The Inslee family had sad news today, news I have no doubt weighs heavily on the governor.
On Feb. 7, 2008 I saw then Congressman Jay Inslee campaign forcefully and effectively for presidential candidate Hillary Clinton. The next night, after a day of traveling from a Barack Obama campaign event at Key Arena to a John McCain rally at a downtown Seattle hotel, I boarded the Seattle-Bainbridge ferry. I was tired and it was Friday. The next day I would work the party caucuses, but this was downtime.
I hadn’t noticed that behind me on the boat sat Trudi Inslee, but I soon realized it as soon as I heard her husband’s distinctive voice. He was on the phone talking to someone about the last couple of days and he hadn’t noticed that he was talking within earshot of a reporter. His tone was animated. He was having fun, as if he were talking to a buddy. He had actually moved a few seats away on a fairly empty boat. I listened for hints of the rumors lots of people had shared, that maybe Clinton had a cabinet position for him if she won. No such luck, so I struck up a conversation with Trudi.
The congressman quit the conversation before reaching Bainbridge and he rejoined his wife. I joked with him about listening for rumors. He laughed along with the joke and told me he’d been talking to his dad. He seemed legitimately at peace. Since then I’ve only seen him or spoken to him in his official duties or campaigning, and his guard has never been down the way it was that night.
Over the next couple of years I talked to his staff about doing a story on the relationship between Inslee and his dad. But the economy had crashed and members of Congress were fighting town hall crowds over Obamacare. The 2010 election was rough and after that we took our time. Then Inslee quit to focus on a run for governor. We still considered the idea, even wondering if we could make it part of our election coverage in 2012. In the end it proved difficult. We gave up.
My interest in talking to Inslee and his dad was probably sparked by a development in my life. For more than five of the last seven years of his life my father lived with us in a house in the Illahee area. It wasn’t always an easy reality for our young family, because my dad, a former cop who also spent years coaching his three boys in the holy practice that is baseball, needed care from us. But even as the work grew harder I grew closer to my father, often pestering him to tell me stories about his childhood. We all knew the time could be fleeting and we did our best to enjoy it. My dad eventually became weak enough that we knew we could no longer provide him adequate care at home and he went to live in a local nursing home. We visited him often, but it will never seem like it was enough.
On election night, Nov. 7, 2012, the night Inslee would learn whether he had been elected governor, my father went into intensive care battling a lung infection that knocked him down. I watched the night’s election returns from Harrison Medical Center in Bremerton as my dad struggled to breathe. Four days later the infection would knock him out. He died on Veteran’s Day.
There isn’t a lot I have in common with Jay Inslee. He’s taller, better looking, is a basketball guy, was born and raised here and has always had a better-paying job.

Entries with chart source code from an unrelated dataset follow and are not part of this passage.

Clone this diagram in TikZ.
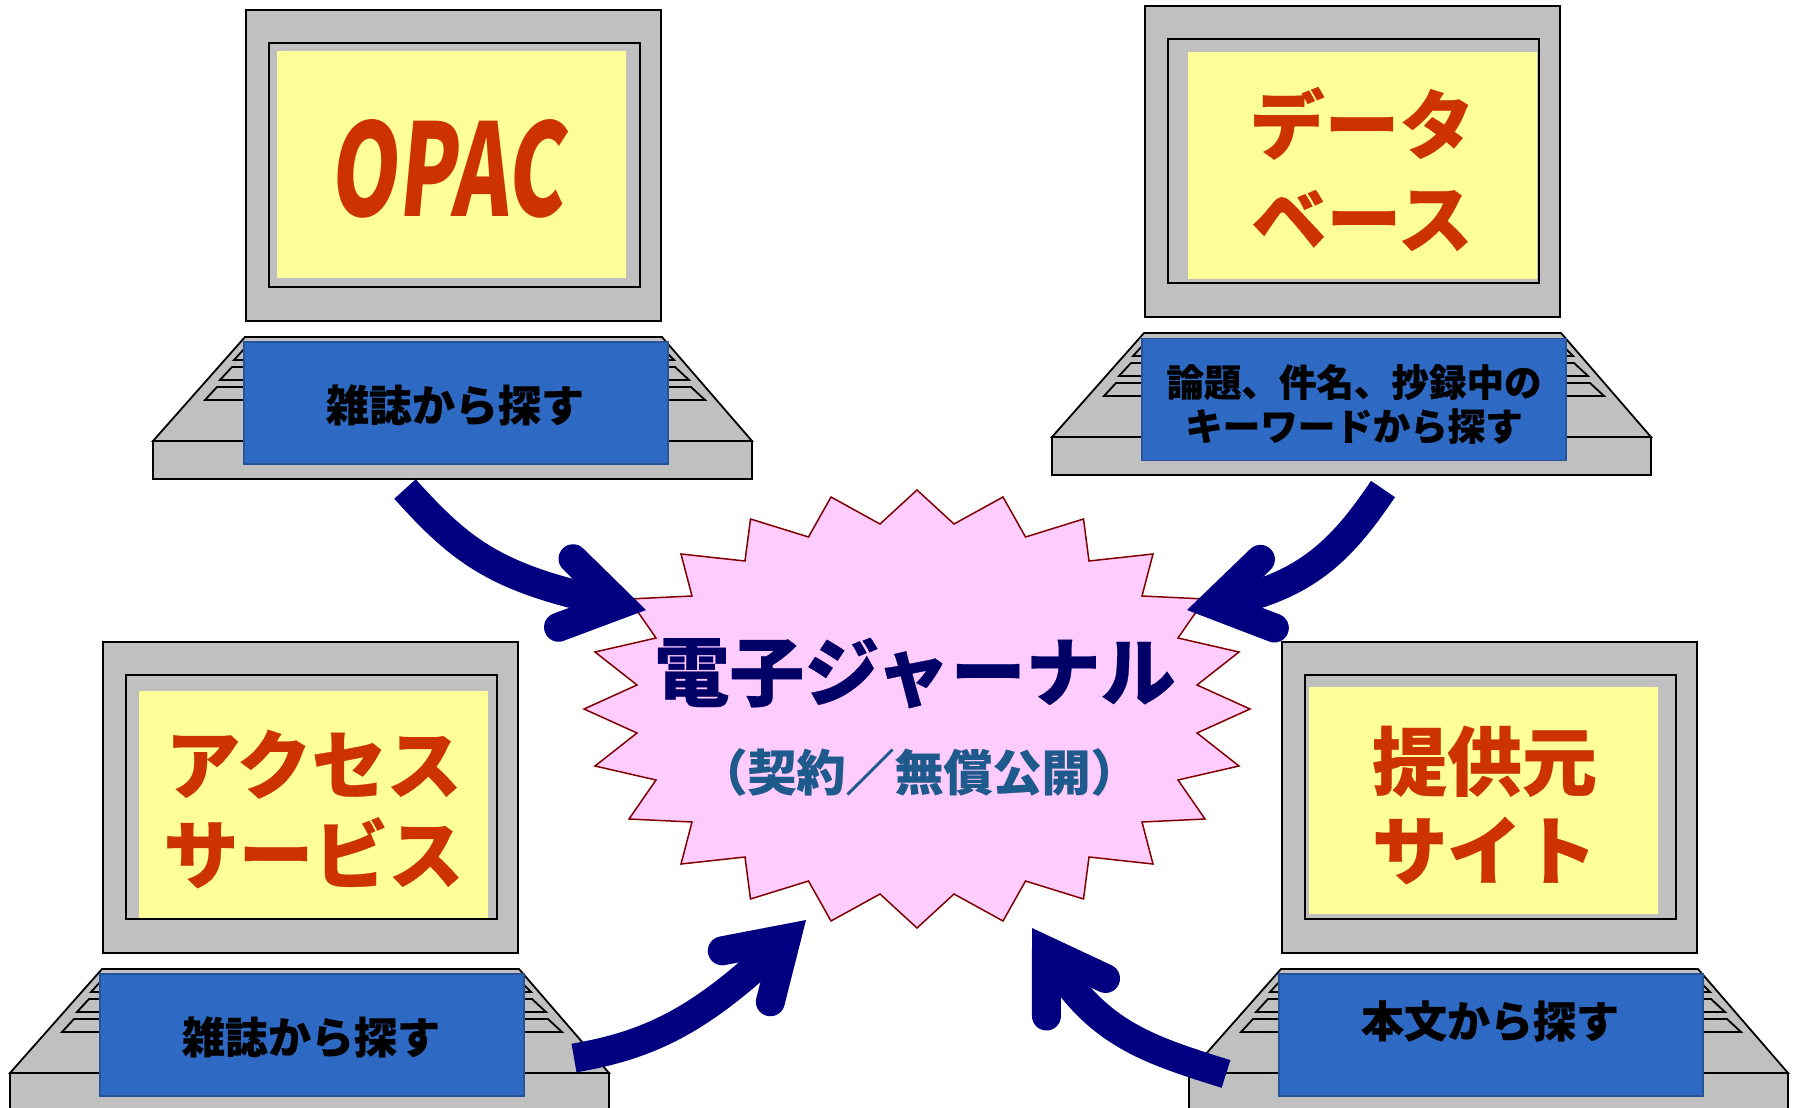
\documentclass[tikz,border=0pt]{standalone}
\usepackage{fontspec}
\usepackage{xcolor}
\usetikzlibrary{arrows.meta,positioning}
\newfontfamily\popfont[UprightFont=* Black,FakeBold=0.4]{Noto Sans CJK JP}
\newfontfamily\popslant[UprightFont=* Black,FakeSlant=0.14]{Noto Sans CJK JP}
\definecolor{shellgray}{RGB}{192,192,192}
\definecolor{screenyellow}{RGB}{255,255,153}
\definecolor{titleorange}{RGB}{204,51,0}
\definecolor{keyblue}{RGB}{46,106,196}
\definecolor{keyedge}{RGB}{38,84,150}
\definecolor{burstpink}{RGB}{255,204,255}
\definecolor{burstedge}{RGB}{128,0,0}
\definecolor{flownavy}{RGB}{0,0,128}
\definecolor{journalnavy}{RGB}{0,0,102}
\definecolor{notesteel}{RGB}{31,90,140}

\begin{document}
\begin{tikzpicture}[
    x=1pt, y=-1pt,
    shell/.style={draw=black, line width=1.8pt, fill=shellgray},
    screen/.style={rectangle, fill=screenyellow, minimum width=349pt, minimum height=227pt, inner sep=0pt},
    title/.style={inner sep=0pt, align=center, text=titleorange, font=\popfont\fontsize{75}{86}\selectfont},
    keybox/.style={rectangle, draw=keyedge, line width=1.5pt, fill=keyblue, minimum width=424pt, minimum height=122pt, inner sep=0pt},
    keytext/.style={inner sep=0pt, align=center, font=\popfont\fontsize{43}{44}\selectfont},
    flow/.style={draw=flownavy, line width=29pt, -{Straight Barb[length=55pt, width=70pt, line cap=round, line join=miter]}},
    laptop/.pic={
        \draw[shell] (0,0) rectangle (415,311);
        \draw[shell] (23,33) rectangle (394,277);
        \draw[shell] (-1,327) -- (416,327) -- (506,431) -- (-93,431) -- cycle;
        \draw[shell] (-93,431) rectangle (506,469);
        \draw[shell, fill=none] (-1,338) -- (-12,350) -- (428,350) -- (416,338) -- cycle;
        \draw[shell, fill=none] (-14,357) -- (-26,370) -- (443,370) -- (429,357) -- cycle;
        \draw[shell, fill=none] (-29,377) -- (-41,390) -- (459,390) -- (445,377) -- cycle;
    }
]
    \useasboundingbox (0,0) rectangle (1799,1108);

    % four laptops
    \pic (opac) at (246,10) {laptop};
    \pic (base) at (1145,6) {laptop};
    \pic (access) at (103,642) {laptop};
    \pic (site) at (1282,642) {laptop};

    % screens
    \node[screen] (opacscreen) at (451.5,164.5) {};
    \node[screen] (basescreen) at (1362,165.5) {};
    \node[screen] (accessscreen) at (313.5,804) {};
    \node[screen] (sitescreen) at (1483.5,800.5) {};
    \node[title, font=\popslant\fontsize{128}{130}\selectfont] (opactitle) at (447,169) {\scalebox{.67}[1]{OPAC}};
    \node[title] (basetitle) at (1362,169) {データ\\[8pt]ベース};
    \node[title] (accesstitle) at (313.5,809) {アクセス\\[4pt]サービス};
    \node[title] (sitetitle) at (1484.5,805) {提供元\\[3pt]サイト};

    % keyboards
    \node[keybox] (opackeys) at (456,403) {};
    \node[keybox] (basekeys) at (1354,399.5) {};
    \node[keybox] (accesskeys) at (312,1035) {};
    \node[keybox] (sitekeys) at (1491,1035) {};
    \node[keytext] (opactext) at (455,405) {雑誌から探す};
    \node[keytext, font=\popfont\fontsize{37.5}{44}\selectfont] (basetext) at (1354,404) {論題、件名、抄録中の\\キーワードから探す};
    \node[keytext] (accesstext) at (311,1037) {雑誌から探す};
    \node[keytext] (sitetext) at (1490,1021) {本文から探す};

    % burst
    \draw[draw=burstedge, line width=1.5pt, fill=burstpink]
        (917,490) -- (954,524) -- (1003,497) -- (1025.5,537) -- (1083.5,519) -- (1089,561)
        -- (1153,554) -- (1142,596) -- (1205,599) -- (1178,638) -- (1239,652) -- (1197,685)
        -- (1250,709) -- (1197,733) -- (1239,766) -- (1178,780) -- (1205,819) -- (1142,822)
        -- (1153,864) -- (1089,857) -- (1083.5,899) -- (1025.5,881) -- (1003,921) -- (954,894)
        -- (917,928) -- (880,894) -- (831,921) -- (808.5,881) -- (750.5,899) -- (745,857)
        -- (681,864) -- (692,822) -- (629,819) -- (656,780) -- (595,766) -- (637,733)
        -- (584,709) -- (637,685) -- (595,652) -- (656,638) -- (629,599) -- (692,596)
        -- (681,554) -- (745,561) -- (750.5,519) -- (808.5,537) -- (831,497) -- (880,524) -- cycle;
    \node[text=journalnavy, inner sep=0pt, font=\popfont\fontsize{75}{76}\selectfont] (journal) at (915,673) {電子ジャーナル};
    \node[text=notesteel, inner sep=0pt, font=\popfont\fontsize{49}{50}\selectfont] (journalnote) at (919,772) {（契約／無償公開）};

    % arrows
    \coordinate (opacfoot) at (405,489);
    \coordinate (opactip) at (646,610);
    \coordinate (basefoot) at (1383,489);
    \coordinate (basetip) at (1187,610);
    \coordinate (accessfoot) at (574,1058);
    \coordinate (accesstip) at (806,920);
    \coordinate (sitefoot) at (1226,1074);
    \coordinate (sitetip) at (1032,928);
    \draw[flow] (opacfoot) .. controls (460,550) and (495,578) .. (opactip);
    \draw[flow] (basefoot) .. controls (1345,545) and (1310,585) .. (basetip);
    \draw[flow] (accessfoot) .. controls (650,1045) and (700,1020) .. (accesstip);
    \draw[flow] (sitefoot) .. controls (1150,1050) and (1100,1035) .. (sitetip);
\end{tikzpicture}
\end{document}
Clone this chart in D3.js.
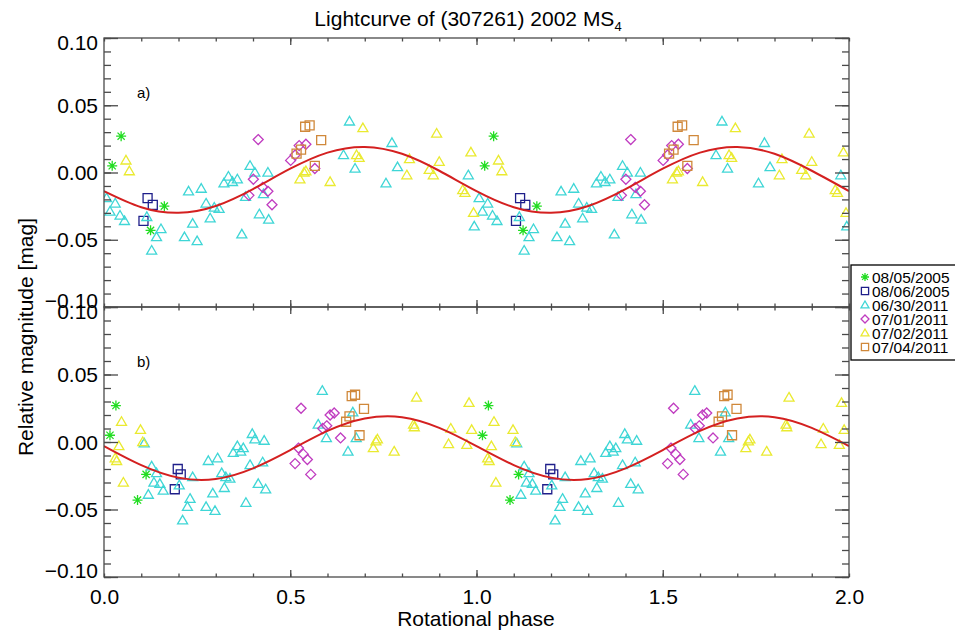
<!DOCTYPE html>
<html lang="en">
<head>
<meta charset="UTF-8">
<title>Lightcurve of (307261) 2002 MS4</title>
<script src="https://d3js.org/d3.v7.min.js"></script>
<style>
  body { margin: 0; background: #fff; }
  svg { display: block; font-family: "Liberation Sans", Arial, Helvetica, sans-serif; }
  .frame { fill: none; stroke: #4a4a4a; stroke-width: 1.3; }
  .tick line { stroke: #4a4a4a; stroke-width: 1.3; }
  .domain { display: none; }
  .fit { fill: none; stroke: #d42020; stroke-width: 2; }
</style>
</head>
<body>
<div id="chart"></div>
<script>
// phase, relative magnitude (phases in [0,1); each point is plotted again at phase + 1)
// panel a)
const a_0805 = [[0.022, 0.005], [0.046, 0.027], [0.125, -0.043], [0.162, -0.025]];
const a_0806 = [[0.117, -0.019], [0.131, -0.024], [0.106, -0.036]];
const a_0630 = [[0.007, -0.019], [0.016, -0.029], [0.030, -0.023], [0.043, -0.032], [0.055, -0.036],
  [0.115, -0.033], [0.128, -0.058], [0.141, -0.048], [0.153, -0.042], [0.216, -0.048], [0.227, -0.014],
  [0.238, -0.038], [0.250, -0.051], [0.261, -0.012], [0.274, -0.023], [0.285, -0.034], [0.296, -0.026],
  [0.309, -0.027], [0.322, -0.008], [0.334, -0.003], [0.345, -0.007], [0.358, -0.005], [0.370, -0.046],
  [0.380, -0.018], [0.392, 0.005], [0.405, 0.000], [0.417, -0.031], [0.428, -0.016], [0.440, 0.000],
  [0.442, -0.035], [0.643, 0.013], [0.659, 0.038], [0.674, 0.003], [0.757, -0.008], [0.773, 0.022],
  [0.788, 0.004], [0.978, -0.002], [0.994, -0.040]];
const a_0701 = [[0.414, 0.0245], [0.401, -0.005], [0.389, -0.017], [0.426, -0.011], [0.440, -0.014],
  [0.451, -0.024], [0.501, 0.009], [0.513, 0.013], [0.524, 0.020], [0.542, 0.021], [0.566, 0.003]];
const a_0702 = [[0.059, 0.009], [0.068, 0.001], [0.526, -0.005], [0.537, 0.000], [0.542, 0.001],
  [0.607, -0.007], [0.678, 0.013], [0.685, 0.011], [0.695, 0.033], [0.813, -0.002], [0.820, 0.010],
  [0.873, 0.002], [0.884, -0.002], [0.893, 0.029], [0.900, 0.008], [0.963, -0.013], [0.969, -0.015],
  [0.985, 0.015], [0.992, -0.030]];
const a_0704 = [[0.540, 0.034], [0.552, 0.035], [0.583, 0.024], [0.566, 0.005], [0.517, 0.014], [0.529, 0.017]];

// panel b)
const b_0805 = [[0.016, 0.005], [0.032, 0.027], [0.090, -0.043], [0.113, -0.024]];
const b_0806 = [[0.198, -0.020], [0.206, -0.024], [0.190, -0.035]];
const b_0630 = [[0.108, -0.001], [0.119, -0.039], [0.128, -0.018], [0.134, -0.030], [0.141, -0.023],
  [0.150, -0.031], [0.159, -0.036], [0.202, -0.032], [0.211, -0.058], [0.224, -0.048], [0.231, -0.042],
  [0.238, -0.026], [0.274, -0.048], [0.280, -0.014], [0.292, -0.038], [0.298, -0.051], [0.305, -0.012],
  [0.316, -0.023], [0.323, -0.034], [0.327, -0.026], [0.338, -0.027], [0.347, -0.008], [0.358, -0.003],
  [0.367, -0.007], [0.374, -0.0045], [0.381, -0.045], [0.392, -0.017], [0.398, 0.006], [0.405, 0.002],
  [0.414, -0.031], [0.426, -0.015], [0.430, 0.001], [0.434, -0.035], [0.575, 0.013], [0.586, 0.038],
  [0.597, 0.003], [0.655, -0.007], [0.668, 0.022], [0.677, 0.003]];
const b_0701 = [[0.529, 0.025], [0.607, 0.020], [0.618, 0.0215], [0.598, 0.012], [0.587, 0.010],
  [0.635, 0.003], [0.522, -0.0045], [0.535, -0.009], [0.546, -0.013], [0.513, -0.016], [0.555, -0.024]];
const b_0702 = [[0.030, -0.012], [0.034, -0.014], [0.040, -0.003], [0.047, 0.015], [0.052, -0.030],
  [0.098, 0.009], [0.104, 0.000], [0.723, -0.0045], [0.730, 0.0005], [0.734, 0.002], [0.779, -0.007],
  [0.831, 0.013], [0.833, 0.011], [0.839, 0.033], [0.925, -0.0015], [0.931, 0.010], [0.974, -0.002],
  [0.980, 0.029], [0.987, 0.009]];
const b_0704 = [[0.665, 0.034], [0.674, 0.035], [0.698, 0.0245], [0.659, 0.019], [0.650, 0.015], [0.686, 0.005]];

// fitted curves
const fitPhase = [0, 0.1, 0.2, 0.3, 0.4, 0.5, 0.6, 0.7, 0.8, 0.9, 1.0,
  1.1, 1.2, 1.3, 1.4, 1.5, 1.6, 1.7, 1.8, 1.9, 2.0];
const fitA = [-0.0138, -0.0258, -0.0300, -0.0249, -0.0123, 0.0028, 0.0148, 0.0190, 0.0139, 0.0013, -0.0138,
  -0.0258, -0.0300, -0.0249, -0.0123, 0.0028, 0.0148, 0.0190, 0.0139, 0.0013, -0.0138];
const fitB = [-0.0030, -0.0171, -0.0264, -0.0274, -0.0195, -0.0060, 0.0082, 0.0174, 0.0184, 0.0105, -0.0030,
  -0.0171, -0.0264, -0.0274, -0.0195, -0.0060, 0.0082, 0.0174, 0.0184, 0.0105, -0.0030];

const legendLabels = ["08/05/2005", "08/06/2005", "06/30/2011", "07/01/2011", "07/02/2011", "07/04/2011"];
const symbolTypes = ["asterisk", "square", "triangle", "diamond", "triangle", "square"];
const symbolColors = ["#22dd22", "#1e1e8a", "#3fd6d6", "#c03cc0", "#eaea30", "#d0883a"];
const yMajor = [-0.10, -0.05, 0.00, 0.05, 0.10];

const width = 955, height = 630;
const left = 104, right = 849;
const svg = d3.select("#chart").append("svg").attr("width", width).attr("height", height);

const x = d3.scaleLinear().domain([0, 2]).range([left, right]);

function symbolPath(type, s) {
  if (type === "triangle") return `M0,${-s}L${s},${s * 0.72}L${-s},${s * 0.72}Z`;
  if (type === "square") return `M${-s * 0.9},${-s * 0.9}h${s * 1.8}v${s * 1.8}h${-s * 1.8}Z`;
  if (type === "diamond") return `M0,${-s}L${s},0L0,${s}L${-s},0Z`;
  const d = s * 0.72;
  return `M${-s},0H${s}M0,${-s}V${s}M${-d},${-d}L${d},${d}M${-d},${d}L${d},${-d}`;
}

function panel(top, bottom, series, fit, tag, id, showXLabels) {
  const y = d3.scaleLinear().domain([-0.1, 0.1]).range([bottom, top]);
  const g = svg.append("g");

  g.append("clipPath").attr("id", "clip" + id)
    .append("rect").attr("x", left).attr("y", top).attr("width", right - left).attr("height", bottom - top);

  const plot = g.append("g").attr("clip-path", `url(#clip${id})`);

  series.forEach((data, i) => {
    const pts = data.concat(data.map(d => [d[0] + 1, d[1]]));
    plot.selectAll(null).data(pts).enter().append("path")
      .attr("transform", d => `translate(${x(d[0])},${y(d[1])})`)
      .attr("d", symbolPath(symbolTypes[i], 5))
      .attr("fill", "none")
      .attr("stroke", symbolColors[i])
      .attr("stroke-width", 1.3);
  });

  const line = d3.line().x((d, i) => x(fitPhase[i])).y(d => y(d)).curve(d3.curveNatural);
  plot.append("path").datum(fit).attr("class", "fit").attr("d", line);

  // y axes (ticks point inward)
  g.append("g").attr("transform", `translate(${left},0)`)
    .call(d3.axisLeft(y).tickValues(d3.range(-10, 11).map(v => v / 100)).tickSize(-7).tickFormat(""));
  const yl = g.append("g").attr("transform", `translate(${left},0)`)
    .call(d3.axisLeft(y).tickValues(yMajor).tickSize(-14).tickPadding(6).tickFormat(d3.format(".2f")));
  yl.selectAll("text").attr("font-size", 21).attr("fill", "#000").attr("font-family", null)
    .attr("dy", d => d === 0.1 ? "0.57em" : d === -0.1 ? "0.0em" : "0.34em");
  g.append("g").attr("transform", `translate(${right},0)`)
    .call(d3.axisRight(y).tickValues(d3.range(-10, 11).map(v => v / 100)).tickSize(-7).tickFormat(""));
  g.append("g").attr("transform", `translate(${right},0)`)
    .call(d3.axisRight(y).tickValues(yMajor).tickSize(-14).tickFormat(""));

  // x axes
  const minor = d3.range(0, 21).map(v => v / 10);
  g.append("g").attr("transform", `translate(0,${top})`)
    .call(d3.axisTop(x).tickValues(minor).tickSize(-3.5).tickFormat(""));
  g.append("g").attr("transform", `translate(0,${top})`)
    .call(d3.axisTop(x).tickValues([0.5, 1.0, 1.5]).tickSize(-7).tickFormat(""));
  g.append("g").attr("transform", `translate(0,${bottom})`)
    .call(d3.axisBottom(x).tickValues(minor).tickSize(-3.5).tickFormat(""));
  const xl = g.append("g").attr("transform", `translate(0,${bottom})`)
    .call(d3.axisBottom(x).tickValues([0, 0.5, 1.0, 1.5, 2.0]).tickSize(-7).tickPadding(12.5)
      .tickFormat(showXLabels ? d3.format(".1f") : ""));
  xl.selectAll("text").attr("font-size", 21).attr("fill", "#000").attr("font-family", null);
  xl.selectAll("line").filter(d => d === 0 || d === 2).remove();

  g.append("rect").attr("class", "frame")
    .attr("x", left).attr("y", top).attr("width", right - left).attr("height", bottom - top);

  g.append("text").attr("x", 137).attr("y", top + 60).attr("font-size", 15).text(tag);
}

panel(38, 307, [a_0805, a_0806, a_0630, a_0701, a_0702, a_0704], fitA, "a)", "a", false);
panel(307, 577, [b_0805, b_0806, b_0630, b_0701, b_0702, b_0704], fitB, "b)", "b", true);

// title
const title = svg.append("text").attr("x", 468).attr("y", 26).attr("text-anchor", "middle").attr("font-size", 21);
title.append("tspan").text("Lightcurve of (307261) 2002 MS");
title.append("tspan").attr("font-size", 13).attr("dy", 5).text("4");

// axis titles
svg.append("text").attr("x", 476).attr("y", 626).attr("text-anchor", "middle").attr("font-size", 21)
  .text("Rotational phase");
svg.append("text").attr("transform", "translate(33,337) rotate(-90)").attr("text-anchor", "middle")
  .attr("font-size", 21).text("Relative magnitude [mag]");

// legend
const lg = svg.append("g");
lg.append("rect").attr("x", 851).attr("y", 265).attr("width", 110).attr("height", 95)
  .attr("fill", "#fff").attr("stroke", "#000").attr("stroke-width", 1.3);
const rowY = d3.scalePoint().domain(legendLabels).range([277, 347]);
legendLabels.forEach((lab, i) => {
  lg.append("path").attr("transform", `translate(865,${rowY(lab)})`)
    .attr("d", symbolPath(symbolTypes[i], 4)).attr("fill", "none")
    .attr("stroke", symbolColors[i]).attr("stroke-width", 1.3);
  lg.append("text").attr("x", 872).attr("y", rowY(lab) + 5.5).attr("font-size", 15.5).text(lab);
});
</script>
</body>
</html>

I’m not saying I’d trade lives with him. I’m just pointing out the obvious before I acknowledge there is one thing that we share. I could tell from his conversation he had on the boat that night that he loved and respected his dad, just as much as I did mine. And today he misses his dad the way I miss mine.
I don’t think I’m shedding any objectivity in sending my condolences to the governor and his family.